### EXTRACTED INFORMATION
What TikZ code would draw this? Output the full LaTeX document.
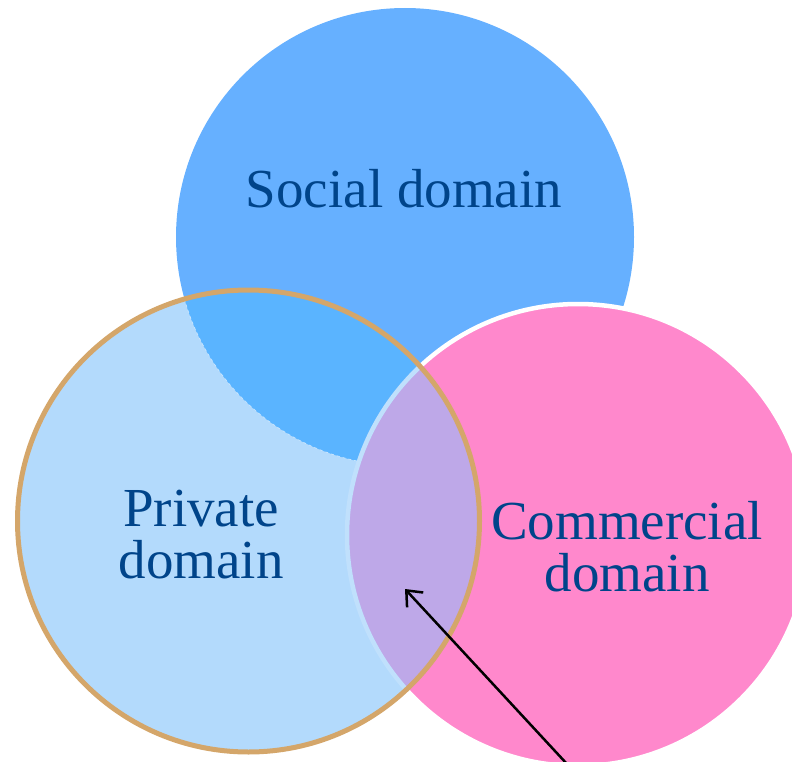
\documentclass[tikz,border=0pt]{standalone}
\usepackage{fontspec}
\setmainfont{Liberation Serif}
\usetikzlibrary{arrows.meta}
\definecolor{socialc}{HTML}{66B0FF}
\definecolor{commc}{HTML}{FF88CC}
\definecolor{privc}{HTML}{B3DAFC}
\definecolor{spc}{HTML}{5AB4FF}
\definecolor{pcc}{HTML}{BEA8E8}
\definecolor{tanc}{HTML}{D4A66A}
\definecolor{bandc}{HTML}{C0E0FC}
\definecolor{textc}{RGB}{0,68,138}
\tikzset{
  lbl/.style={text=textc, font=\fontsize{55}{52}\selectfont, align=center, inner sep=0pt},
}
\begin{document}
\begin{tikzpicture}[x=1pt,y=-1pt]
\useasboundingbox (0,0) rectangle (792,762);
\def\socialpath{(405,237) circle[radius=229]}
\def\commpath{(578,535) circle[radius=231]}
\def\privpath{(248.5,521) circle[radius=231]}
% social
\fill[socialc] \socialpath;
% commercial with white border
\fill[commc, draw=white, line width=4.5pt] \commpath;
% private
\fill[privc] \privpath;
\begin{scope}
  \clip \privpath;
  \fill[spc] \socialpath;
  \draw[white, opacity=0.6, line width=0.6pt, dashed] \socialpath;
  \fill[pcc, draw=bandc, line width=4.5pt] \commpath;
\end{scope}
\draw[tanc, line width=5pt] \privpath;
% labels
\node[lbl] (social) at (404,189) {Social domain};
\node[lbl] (private) at (201,535) {Private\\domain};
\node[lbl] (commercial) at (627,547) {Commercial\\domain};
% arrow
\coordinate (tail) at (567,764);
\coordinate (head) at (405,589);
\draw[line width=2.5pt, -{Straight Barb[length=13pt,width=22pt]}] (tail) -- (head);
\end{tikzpicture}
\end{document}
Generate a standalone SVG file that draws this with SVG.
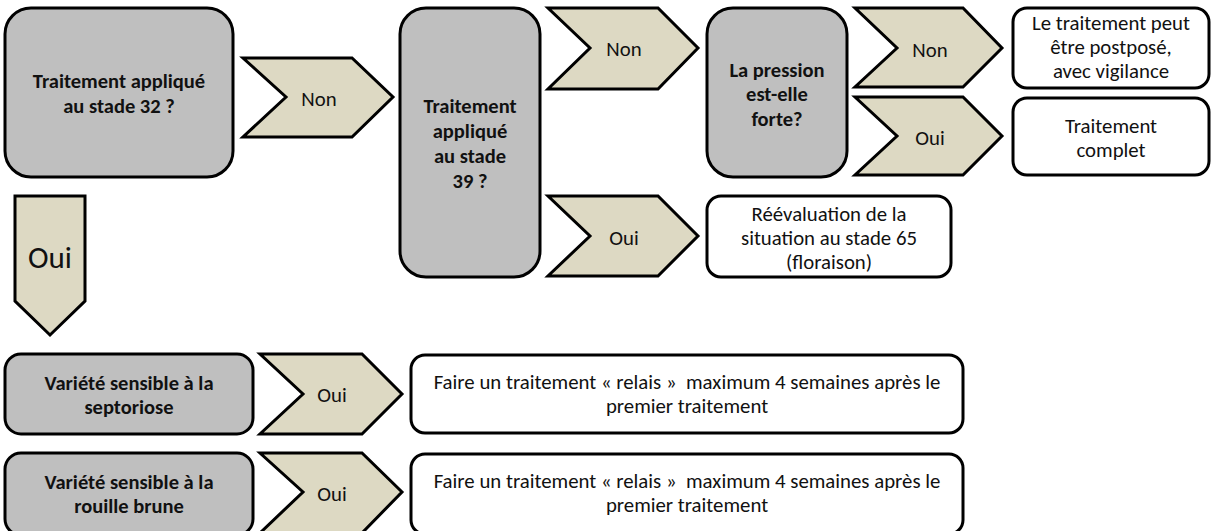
<svg xmlns="http://www.w3.org/2000/svg" width="1212" height="531" viewBox="0 0 1212 531">
  <style>
    .q { fill: #bfbfbf; stroke: #000; stroke-width: 3; }
    .r { fill: #ffffff; stroke: #000; stroke-width: 3; }
    .arr { fill: #ddd9c3; stroke: #000; stroke-width: 3; stroke-linejoin: miter; }
    text { font-family: Carlito, Lato, "Liberation Sans", sans-serif; font-size: 20.8px; fill: #111; text-anchor: middle; }
    .b { font-weight: bold; font-size: 20.5px; }
    .big { font-size: 31px; }
  </style>
  <rect width="1212" height="531" fill="#ffffff"/>

  <!-- question boxes -->
  <g id="q32">
    <rect class="q" x="5" y="8" width="228" height="169" rx="26"/>
    <text class="b" x="119" y="88">Traitement appliqué</text>
    <text class="b" x="119" y="113">au stade 32 ?</text>
  </g>
  <g id="q39">
    <rect class="q" x="400" y="8" width="140" height="269" rx="26"/>
    <text class="b" x="470" y="113">Traitement</text>
    <text class="b" x="470" y="138">appliqué</text>
    <text class="b" x="470" y="163">au stade</text>
    <text class="b" x="470" y="188">39 ?</text>
  </g>
  <g id="qPression">
    <rect class="q" x="707" y="8" width="140" height="169" rx="26"/>
    <text class="b" x="777" y="77">La pression</text>
    <text class="b" x="777" y="101">est-elle</text>
    <text class="b" x="777" y="126">forte?</text>
  </g>
  <g id="qSeptoriose">
    <rect class="q" x="5" y="354" width="248" height="80" rx="16"/>
    <text class="b" x="129" y="390">Variété sensible à la</text>
    <text class="b" x="129" y="414">septoriose</text>
  </g>
  <g id="qRouille">
    <rect class="q" x="5" y="453" width="248" height="82" rx="16"/>
    <text class="b" x="129" y="489">Variété sensible à la</text>
    <text class="b" x="129" y="513">rouille brune</text>
  </g>

  <!-- outcome boxes -->
  <g id="rPostpose">
    <rect class="r" x="1013" y="8" width="196" height="80" rx="14"/>
    <text x="1111" y="30">Le traitement peut</text>
    <text x="1111" y="54">être postposé,</text>
    <text x="1111" y="78">avec vigilance</text>
  </g>
  <g id="rComplet">
    <rect class="r" x="1013" y="98" width="196" height="77" rx="14"/>
    <text x="1111" y="133">Traitement</text>
    <text x="1111" y="157">complet</text>
  </g>
  <g id="rReevaluation">
    <rect class="r" x="707" y="196" width="244" height="81" rx="14"/>
    <text x="829" y="221">Réévaluation de la</text>
    <text x="829" y="245">situation au stade 65</text>
    <text x="829" y="269">(floraison)</text>
  </g>
  <g id="rRelais1">
    <rect class="r" x="411" y="355" width="552" height="78" rx="14"/>
    <text x="687" y="389">Faire un traitement « relais » &#160;maximum 4 semaines après le</text>
    <text x="687" y="413">premier traitement</text>
  </g>
  <g id="rRelais2">
    <rect class="r" x="411" y="454" width="552" height="80" rx="14"/>
    <text x="687" y="488">Faire un traitement « relais » &#160;maximum 4 semaines après le</text>
    <text x="687" y="512">premier traitement</text>
  </g>

  <!-- chevron connectors -->
  <g id="connectors">
    <g id="c32Non">
      <path class="arr" d="M243,58 L352,58 L393,97 L352,137 L243,137 L286,97 Z"/>
      <text x="319" y="106">Non</text>
    </g>
    <g id="c32Oui">
      <path class="arr" d="M15,196 L85,196 L85,301 L50,335 L15,301 Z"/>
      <text class="big" x="50" y="268">Oui</text>
    </g>
    <g id="c39Non">
      <path class="arr" d="M548,8 L658,8 L698,48 L658,89 L548,89 L590,48 Z"/>
      <text x="624" y="56">Non</text>
    </g>
    <g id="c39Oui">
      <path class="arr" d="M548,196 L658,196 L698,236 L658,276 L548,276 L590,236 Z"/>
      <text x="624" y="245">Oui</text>
    </g>
    <g id="cPressionNon">
      <path class="arr" d="M855,8 L963,8 L1002,48 L963,87 L855,87 L897,48 Z"/>
      <text x="930" y="57">Non</text>
    </g>
    <g id="cPressionOui">
      <path class="arr" d="M855,97 L963,97 L1002,136 L963,175 L855,175 L897,136 Z"/>
      <text x="930" y="145">Oui</text>
    </g>
    <g id="cSeptorioseOui">
      <path class="arr" d="M260,354 L362,354 L402,394 L362,434 L260,434 L303,394 Z"/>
      <text x="332" y="402">Oui</text>
    </g>
    <g id="cRouilleOui">
      <path class="arr" d="M260,453 L362,453 L402,492 L362,533 L260,533 L303,492 Z"/>
      <text x="332" y="501">Oui</text>
    </g>
  </g>
</svg>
######
- [EXERCISE PROMPT] Pictures stay out; repeat all the rest of the records exactly.

- [COMPLETED TASK]
What TikZ code would draw this? Output the full LaTeX document.
\documentclass[tikz,border=0pt]{standalone}
\usepackage{fontspec}
\setmainfont{Liberation Serif}
\usetikzlibrary{arrows.meta}
\definecolor{socialc}{HTML}{66B0FF}
\definecolor{commc}{HTML}{FF88CC}
\definecolor{privc}{HTML}{B3DAFC}
\definecolor{spc}{HTML}{5AB4FF}
\definecolor{pcc}{HTML}{BEA8E8}
\definecolor{tanc}{HTML}{D4A66A}
\definecolor{bandc}{HTML}{C0E0FC}
\definecolor{textc}{RGB}{0,68,138}
\tikzset{
  lbl/.style={text=textc, font=\fontsize{55}{52}\selectfont, align=center, inner sep=0pt},
}
\begin{document}
\begin{tikzpicture}[x=1pt,y=-1pt]
\useasboundingbox (0,0) rectangle (792,762);
\def\socialpath{(405,237) circle[radius=229]}
\def\commpath{(578,535) circle[radius=231]}
\def\privpath{(248.5,521) circle[radius=231]}
% social
\fill[socialc] \socialpath;
% commercial with white border
\fill[commc, draw=white, line width=4.5pt] \commpath;
% private
\fill[privc] \privpath;
\begin{scope}
  \clip \privpath;
  \fill[spc] \socialpath;
  \draw[white, opacity=0.6, line width=0.6pt, dashed] \socialpath;
  \fill[pcc, draw=bandc, line width=4.5pt] \commpath;
\end{scope}
\draw[tanc, line width=5pt] \privpath;
% labels
\node[lbl] (social) at (404,189) {Social domain};
\node[lbl] (private) at (201,535) {Private\\domain};
\node[lbl] (commercial) at (627,547) {Commercial\\domain};
% arrow
\coordinate (tail) at (567,764);
\coordinate (head) at (405,589);
\draw[line width=2.5pt, -{Straight Barb[length=13pt,width=22pt]}] (tail) -- (head);
\end{tikzpicture}
\end{document}
Generate a standalone SVG file that draws this with SVG.
<svg xmlns="http://www.w3.org/2000/svg" width="1212" height="531" viewBox="0 0 1212 531">
  <style>
    .q { fill: #bfbfbf; stroke: #000; stroke-width: 3; }
    .r { fill: #ffffff; stroke: #000; stroke-width: 3; }
    .arr { fill: #ddd9c3; stroke: #000; stroke-width: 3; stroke-linejoin: miter; }
    text { font-family: Carlito, Lato, "Liberation Sans", sans-serif; font-size: 20.8px; fill: #111; text-anchor: middle; }
    .b { font-weight: bold; font-size: 20.5px; }
    .big { font-size: 31px; }
  </style>
  <rect width="1212" height="531" fill="#ffffff"/>

  <!-- question boxes -->
  <g id="q32">
    <rect class="q" x="5" y="8" width="228" height="169" rx="26"/>
    <text class="b" x="119" y="88">Traitement appliqué</text>
    <text class="b" x="119" y="113">au stade 32 ?</text>
  </g>
  <g id="q39">
    <rect class="q" x="400" y="8" width="140" height="269" rx="26"/>
    <text class="b" x="470" y="113">Traitement</text>
    <text class="b" x="470" y="138">appliqué</text>
    <text class="b" x="470" y="163">au stade</text>
    <text class="b" x="470" y="188">39 ?</text>
  </g>
  <g id="qPression">
    <rect class="q" x="707" y="8" width="140" height="169" rx="26"/>
    <text class="b" x="777" y="77">La pression</text>
    <text class="b" x="777" y="101">est-elle</text>
    <text class="b" x="777" y="126">forte?</text>
  </g>
  <g id="qSeptoriose">
    <rect class="q" x="5" y="354" width="248" height="80" rx="16"/>
    <text class="b" x="129" y="390">Variété sensible à la</text>
    <text class="b" x="129" y="414">septoriose</text>
  </g>
  <g id="qRouille">
    <rect class="q" x="5" y="453" width="248" height="82" rx="16"/>
    <text class="b" x="129" y="489">Variété sensible à la</text>
    <text class="b" x="129" y="513">rouille brune</text>
  </g>

  <!-- outcome boxes -->
  <g id="rPostpose">
    <rect class="r" x="1013" y="8" width="196" height="80" rx="14"/>
    <text x="1111" y="30">Le traitement peut</text>
    <text x="1111" y="54">être postposé,</text>
    <text x="1111" y="78">avec vigilance</text>
  </g>
  <g id="rComplet">
    <rect class="r" x="1013" y="98" width="196" height="77" rx="14"/>
    <text x="1111" y="133">Traitement</text>
    <text x="1111" y="157">complet</text>
  </g>
  <g id="rReevaluation">
    <rect class="r" x="707" y="196" width="244" height="81" rx="14"/>
    <text x="829" y="221">Réévaluation de la</text>
    <text x="829" y="245">situation au stade 65</text>
    <text x="829" y="269">(floraison)</text>
  </g>
  <g id="rRelais1">
    <rect class="r" x="411" y="355" width="552" height="78" rx="14"/>
    <text x="687" y="389">Faire un traitement « relais » &#160;maximum 4 semaines après le</text>
    <text x="687" y="413">premier traitement</text>
  </g>
  <g id="rRelais2">
    <rect class="r" x="411" y="454" width="552" height="80" rx="14"/>
    <text x="687" y="488">Faire un traitement « relais » &#160;maximum 4 semaines après le</text>
    <text x="687" y="512">premier traitement</text>
  </g>

  <!-- chevron connectors -->
  <g id="connectors">
    <g id="c32Non">
      <path class="arr" d="M243,58 L352,58 L393,97 L352,137 L243,137 L286,97 Z"/>
      <text x="319" y="106">Non</text>
    </g>
    <g id="c32Oui">
      <path class="arr" d="M15,196 L85,196 L85,301 L50,335 L15,301 Z"/>
      <text class="big" x="50" y="268">Oui</text>
    </g>
    <g id="c39Non">
      <path class="arr" d="M548,8 L658,8 L698,48 L658,89 L548,89 L590,48 Z"/>
      <text x="624" y="56">Non</text>
    </g>
    <g id="c39Oui">
      <path class="arr" d="M548,196 L658,196 L698,236 L658,276 L548,276 L590,236 Z"/>
      <text x="624" y="245">Oui</text>
    </g>
    <g id="cPressionNon">
      <path class="arr" d="M855,8 L963,8 L1002,48 L963,87 L855,87 L897,48 Z"/>
      <text x="930" y="57">Non</text>
    </g>
    <g id="cPressionOui">
      <path class="arr" d="M855,97 L963,97 L1002,136 L963,175 L855,175 L897,136 Z"/>
      <text x="930" y="145">Oui</text>
    </g>
    <g id="cSeptorioseOui">
      <path class="arr" d="M260,354 L362,354 L402,394 L362,434 L260,434 L303,394 Z"/>
      <text x="332" y="402">Oui</text>
    </g>
    <g id="cRouilleOui">
      <path class="arr" d="M260,453 L362,453 L402,492 L362,533 L260,533 L303,492 Z"/>
      <text x="332" y="501">Oui</text>
    </g>
  </g>
</svg>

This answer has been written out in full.